§ Objective: Report each line of the data that has "chart" somewhere in it.

§ Exercise materials:
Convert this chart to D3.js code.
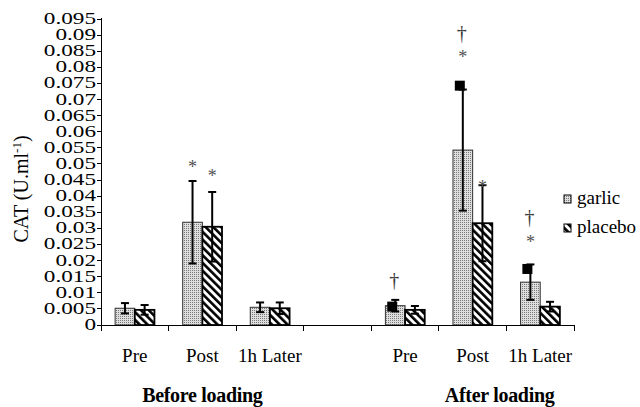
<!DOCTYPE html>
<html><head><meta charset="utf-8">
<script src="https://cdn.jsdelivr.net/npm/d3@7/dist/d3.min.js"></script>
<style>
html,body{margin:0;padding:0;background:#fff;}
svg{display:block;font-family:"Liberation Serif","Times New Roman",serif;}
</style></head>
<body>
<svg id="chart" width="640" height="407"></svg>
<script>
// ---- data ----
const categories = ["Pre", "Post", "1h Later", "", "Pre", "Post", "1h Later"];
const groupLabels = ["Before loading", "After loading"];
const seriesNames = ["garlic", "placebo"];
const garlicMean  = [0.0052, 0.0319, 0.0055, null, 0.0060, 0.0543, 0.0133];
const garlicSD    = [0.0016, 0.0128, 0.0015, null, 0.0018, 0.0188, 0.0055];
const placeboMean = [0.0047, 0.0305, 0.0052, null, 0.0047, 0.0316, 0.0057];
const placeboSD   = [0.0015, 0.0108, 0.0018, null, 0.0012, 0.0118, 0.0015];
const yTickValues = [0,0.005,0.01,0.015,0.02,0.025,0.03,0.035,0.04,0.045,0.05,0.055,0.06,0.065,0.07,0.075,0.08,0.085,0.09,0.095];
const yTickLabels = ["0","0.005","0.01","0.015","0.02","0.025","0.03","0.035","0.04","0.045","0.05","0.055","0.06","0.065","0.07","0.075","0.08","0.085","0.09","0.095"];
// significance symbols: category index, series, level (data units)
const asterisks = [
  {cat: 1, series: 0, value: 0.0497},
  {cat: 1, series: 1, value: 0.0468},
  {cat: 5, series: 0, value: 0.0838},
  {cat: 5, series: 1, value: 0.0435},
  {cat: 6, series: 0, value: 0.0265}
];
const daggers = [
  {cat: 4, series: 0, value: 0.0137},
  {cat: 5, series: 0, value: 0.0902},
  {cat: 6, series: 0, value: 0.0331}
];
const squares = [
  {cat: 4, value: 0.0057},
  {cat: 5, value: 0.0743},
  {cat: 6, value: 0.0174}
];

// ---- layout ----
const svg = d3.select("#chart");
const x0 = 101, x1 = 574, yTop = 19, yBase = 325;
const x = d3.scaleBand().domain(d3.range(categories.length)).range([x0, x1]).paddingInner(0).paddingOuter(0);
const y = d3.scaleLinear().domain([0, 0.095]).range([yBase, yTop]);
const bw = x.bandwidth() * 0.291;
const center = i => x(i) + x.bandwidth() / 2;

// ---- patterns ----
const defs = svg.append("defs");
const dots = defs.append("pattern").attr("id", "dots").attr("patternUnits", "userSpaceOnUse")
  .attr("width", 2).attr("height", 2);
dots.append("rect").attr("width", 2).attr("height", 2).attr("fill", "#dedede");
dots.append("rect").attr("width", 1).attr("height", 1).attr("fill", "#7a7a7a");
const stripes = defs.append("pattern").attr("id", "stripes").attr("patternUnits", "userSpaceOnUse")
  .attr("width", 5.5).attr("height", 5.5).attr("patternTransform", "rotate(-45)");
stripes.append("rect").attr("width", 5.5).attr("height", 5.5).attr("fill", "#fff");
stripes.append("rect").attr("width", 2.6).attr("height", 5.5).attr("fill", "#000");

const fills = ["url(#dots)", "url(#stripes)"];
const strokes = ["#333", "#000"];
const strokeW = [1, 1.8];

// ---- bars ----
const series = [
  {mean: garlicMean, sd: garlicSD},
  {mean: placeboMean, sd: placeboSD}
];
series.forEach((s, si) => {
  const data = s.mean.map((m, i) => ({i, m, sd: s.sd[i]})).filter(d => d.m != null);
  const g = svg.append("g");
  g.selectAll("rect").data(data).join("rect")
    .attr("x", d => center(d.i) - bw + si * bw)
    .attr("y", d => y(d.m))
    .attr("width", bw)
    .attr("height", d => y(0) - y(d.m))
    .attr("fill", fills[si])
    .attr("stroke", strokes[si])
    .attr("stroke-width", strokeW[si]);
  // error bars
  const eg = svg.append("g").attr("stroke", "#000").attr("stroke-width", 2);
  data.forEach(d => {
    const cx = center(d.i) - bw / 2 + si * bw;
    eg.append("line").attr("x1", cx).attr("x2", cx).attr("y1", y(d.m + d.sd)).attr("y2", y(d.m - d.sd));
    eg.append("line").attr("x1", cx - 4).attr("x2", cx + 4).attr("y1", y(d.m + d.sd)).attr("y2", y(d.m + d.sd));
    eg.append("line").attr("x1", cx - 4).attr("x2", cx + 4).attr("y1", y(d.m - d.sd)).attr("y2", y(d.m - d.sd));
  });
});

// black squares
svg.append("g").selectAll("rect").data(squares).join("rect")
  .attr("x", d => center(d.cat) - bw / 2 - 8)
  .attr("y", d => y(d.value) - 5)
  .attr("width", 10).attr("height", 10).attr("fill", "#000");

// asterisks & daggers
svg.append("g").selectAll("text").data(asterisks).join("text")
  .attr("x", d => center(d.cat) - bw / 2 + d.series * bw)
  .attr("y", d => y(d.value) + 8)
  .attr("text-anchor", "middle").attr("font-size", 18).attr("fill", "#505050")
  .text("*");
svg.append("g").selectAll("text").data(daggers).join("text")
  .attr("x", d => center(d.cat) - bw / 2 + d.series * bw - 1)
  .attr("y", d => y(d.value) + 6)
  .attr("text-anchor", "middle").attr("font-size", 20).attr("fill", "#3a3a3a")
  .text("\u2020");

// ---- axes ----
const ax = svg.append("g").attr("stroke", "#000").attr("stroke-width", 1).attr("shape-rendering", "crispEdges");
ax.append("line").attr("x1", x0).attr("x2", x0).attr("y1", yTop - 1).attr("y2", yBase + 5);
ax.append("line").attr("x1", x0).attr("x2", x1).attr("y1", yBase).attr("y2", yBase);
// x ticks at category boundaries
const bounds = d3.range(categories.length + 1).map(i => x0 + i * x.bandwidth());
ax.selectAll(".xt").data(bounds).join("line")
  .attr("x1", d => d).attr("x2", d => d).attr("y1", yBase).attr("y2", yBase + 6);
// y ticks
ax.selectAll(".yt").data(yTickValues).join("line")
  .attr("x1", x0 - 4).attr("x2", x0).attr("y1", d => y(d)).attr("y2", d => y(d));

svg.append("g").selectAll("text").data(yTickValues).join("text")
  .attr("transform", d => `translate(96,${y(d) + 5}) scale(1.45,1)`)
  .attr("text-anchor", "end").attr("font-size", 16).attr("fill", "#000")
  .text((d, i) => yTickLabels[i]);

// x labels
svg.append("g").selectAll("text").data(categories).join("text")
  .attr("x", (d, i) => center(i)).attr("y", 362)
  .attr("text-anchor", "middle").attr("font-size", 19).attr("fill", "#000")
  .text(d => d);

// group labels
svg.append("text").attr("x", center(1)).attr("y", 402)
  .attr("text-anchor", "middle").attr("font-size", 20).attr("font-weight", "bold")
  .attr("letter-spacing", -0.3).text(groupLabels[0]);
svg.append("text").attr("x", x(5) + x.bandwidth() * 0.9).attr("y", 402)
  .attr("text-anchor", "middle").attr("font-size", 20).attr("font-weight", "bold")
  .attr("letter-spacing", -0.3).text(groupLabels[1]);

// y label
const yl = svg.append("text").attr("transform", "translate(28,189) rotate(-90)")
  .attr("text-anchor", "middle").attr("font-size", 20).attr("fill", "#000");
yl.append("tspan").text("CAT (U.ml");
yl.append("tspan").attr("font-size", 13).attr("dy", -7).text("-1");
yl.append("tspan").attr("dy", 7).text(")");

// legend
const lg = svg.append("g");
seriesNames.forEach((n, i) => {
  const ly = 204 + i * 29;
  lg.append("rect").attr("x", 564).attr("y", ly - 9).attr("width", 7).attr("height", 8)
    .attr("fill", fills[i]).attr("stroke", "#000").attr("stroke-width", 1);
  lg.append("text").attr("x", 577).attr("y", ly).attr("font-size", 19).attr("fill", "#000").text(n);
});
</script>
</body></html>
--
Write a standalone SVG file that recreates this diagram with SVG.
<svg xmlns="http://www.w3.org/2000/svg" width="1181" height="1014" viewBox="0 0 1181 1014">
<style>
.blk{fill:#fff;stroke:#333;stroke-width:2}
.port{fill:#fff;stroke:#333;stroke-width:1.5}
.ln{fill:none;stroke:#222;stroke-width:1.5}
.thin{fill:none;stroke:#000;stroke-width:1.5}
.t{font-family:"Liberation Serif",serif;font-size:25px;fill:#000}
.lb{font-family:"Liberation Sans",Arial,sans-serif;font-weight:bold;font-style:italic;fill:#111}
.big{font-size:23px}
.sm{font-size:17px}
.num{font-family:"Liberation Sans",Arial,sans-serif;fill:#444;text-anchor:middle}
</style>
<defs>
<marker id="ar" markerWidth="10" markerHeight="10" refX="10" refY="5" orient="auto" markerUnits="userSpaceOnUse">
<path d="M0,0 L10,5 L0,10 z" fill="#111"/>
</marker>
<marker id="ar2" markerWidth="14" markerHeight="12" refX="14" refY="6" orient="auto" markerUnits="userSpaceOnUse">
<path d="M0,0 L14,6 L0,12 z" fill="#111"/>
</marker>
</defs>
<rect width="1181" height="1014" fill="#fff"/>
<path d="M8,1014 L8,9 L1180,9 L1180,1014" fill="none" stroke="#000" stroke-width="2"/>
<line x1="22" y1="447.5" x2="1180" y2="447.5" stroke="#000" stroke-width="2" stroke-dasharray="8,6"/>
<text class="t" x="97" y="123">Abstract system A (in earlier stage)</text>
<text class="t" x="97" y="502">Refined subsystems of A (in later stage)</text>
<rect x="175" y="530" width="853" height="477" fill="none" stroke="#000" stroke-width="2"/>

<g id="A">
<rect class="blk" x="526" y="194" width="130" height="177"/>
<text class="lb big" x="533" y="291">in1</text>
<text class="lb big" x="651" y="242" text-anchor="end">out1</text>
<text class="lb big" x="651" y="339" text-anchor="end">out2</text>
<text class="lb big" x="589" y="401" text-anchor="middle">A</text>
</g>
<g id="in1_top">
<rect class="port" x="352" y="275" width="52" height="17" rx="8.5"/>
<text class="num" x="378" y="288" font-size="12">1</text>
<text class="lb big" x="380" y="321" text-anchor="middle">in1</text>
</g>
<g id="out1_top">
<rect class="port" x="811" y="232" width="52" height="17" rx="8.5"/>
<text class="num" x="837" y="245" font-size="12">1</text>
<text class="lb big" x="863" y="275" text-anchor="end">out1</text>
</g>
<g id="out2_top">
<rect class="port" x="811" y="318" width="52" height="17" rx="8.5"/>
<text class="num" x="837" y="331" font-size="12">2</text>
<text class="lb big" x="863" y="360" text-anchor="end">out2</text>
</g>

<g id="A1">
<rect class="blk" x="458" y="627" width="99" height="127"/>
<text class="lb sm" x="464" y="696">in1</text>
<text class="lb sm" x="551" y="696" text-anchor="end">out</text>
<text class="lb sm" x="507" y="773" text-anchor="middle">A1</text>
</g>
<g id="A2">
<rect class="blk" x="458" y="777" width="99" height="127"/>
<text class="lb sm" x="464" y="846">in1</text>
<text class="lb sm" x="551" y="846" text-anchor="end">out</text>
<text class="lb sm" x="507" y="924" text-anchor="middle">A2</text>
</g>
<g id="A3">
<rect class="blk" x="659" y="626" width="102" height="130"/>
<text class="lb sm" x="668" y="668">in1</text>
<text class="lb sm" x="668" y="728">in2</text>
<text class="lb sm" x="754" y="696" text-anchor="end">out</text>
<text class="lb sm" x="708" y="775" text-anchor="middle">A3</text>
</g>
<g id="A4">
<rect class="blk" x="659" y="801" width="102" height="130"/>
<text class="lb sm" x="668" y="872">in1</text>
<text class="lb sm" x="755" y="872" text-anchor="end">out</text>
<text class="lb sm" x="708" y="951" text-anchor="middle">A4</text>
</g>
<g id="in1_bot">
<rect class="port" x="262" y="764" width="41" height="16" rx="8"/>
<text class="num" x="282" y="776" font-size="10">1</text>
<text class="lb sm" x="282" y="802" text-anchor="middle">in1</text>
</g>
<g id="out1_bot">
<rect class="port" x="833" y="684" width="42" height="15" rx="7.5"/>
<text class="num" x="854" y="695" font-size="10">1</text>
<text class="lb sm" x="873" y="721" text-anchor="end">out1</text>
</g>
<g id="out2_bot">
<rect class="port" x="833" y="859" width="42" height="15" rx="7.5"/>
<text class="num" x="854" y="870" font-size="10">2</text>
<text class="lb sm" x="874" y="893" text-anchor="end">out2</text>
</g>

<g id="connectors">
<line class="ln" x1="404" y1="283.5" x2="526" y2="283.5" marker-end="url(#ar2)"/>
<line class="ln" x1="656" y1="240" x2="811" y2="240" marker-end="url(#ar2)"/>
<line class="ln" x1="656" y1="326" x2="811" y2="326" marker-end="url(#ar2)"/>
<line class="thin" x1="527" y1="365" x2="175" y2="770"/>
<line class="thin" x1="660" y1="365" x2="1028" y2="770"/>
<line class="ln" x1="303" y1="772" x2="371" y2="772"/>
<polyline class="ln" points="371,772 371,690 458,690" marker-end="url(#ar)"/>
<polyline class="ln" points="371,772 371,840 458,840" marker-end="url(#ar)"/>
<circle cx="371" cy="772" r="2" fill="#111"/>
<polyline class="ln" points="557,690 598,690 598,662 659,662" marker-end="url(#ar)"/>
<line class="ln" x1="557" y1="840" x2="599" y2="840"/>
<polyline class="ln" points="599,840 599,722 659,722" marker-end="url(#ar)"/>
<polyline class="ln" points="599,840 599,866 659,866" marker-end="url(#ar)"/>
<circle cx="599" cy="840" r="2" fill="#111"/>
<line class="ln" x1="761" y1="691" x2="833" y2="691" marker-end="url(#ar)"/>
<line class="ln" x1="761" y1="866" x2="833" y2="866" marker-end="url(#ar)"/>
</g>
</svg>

§ Completed exercise:
Convert this chart to D3.js code.
<svg id="chart" width="640" height="407"></svg>
const svg = d3.select("#chart");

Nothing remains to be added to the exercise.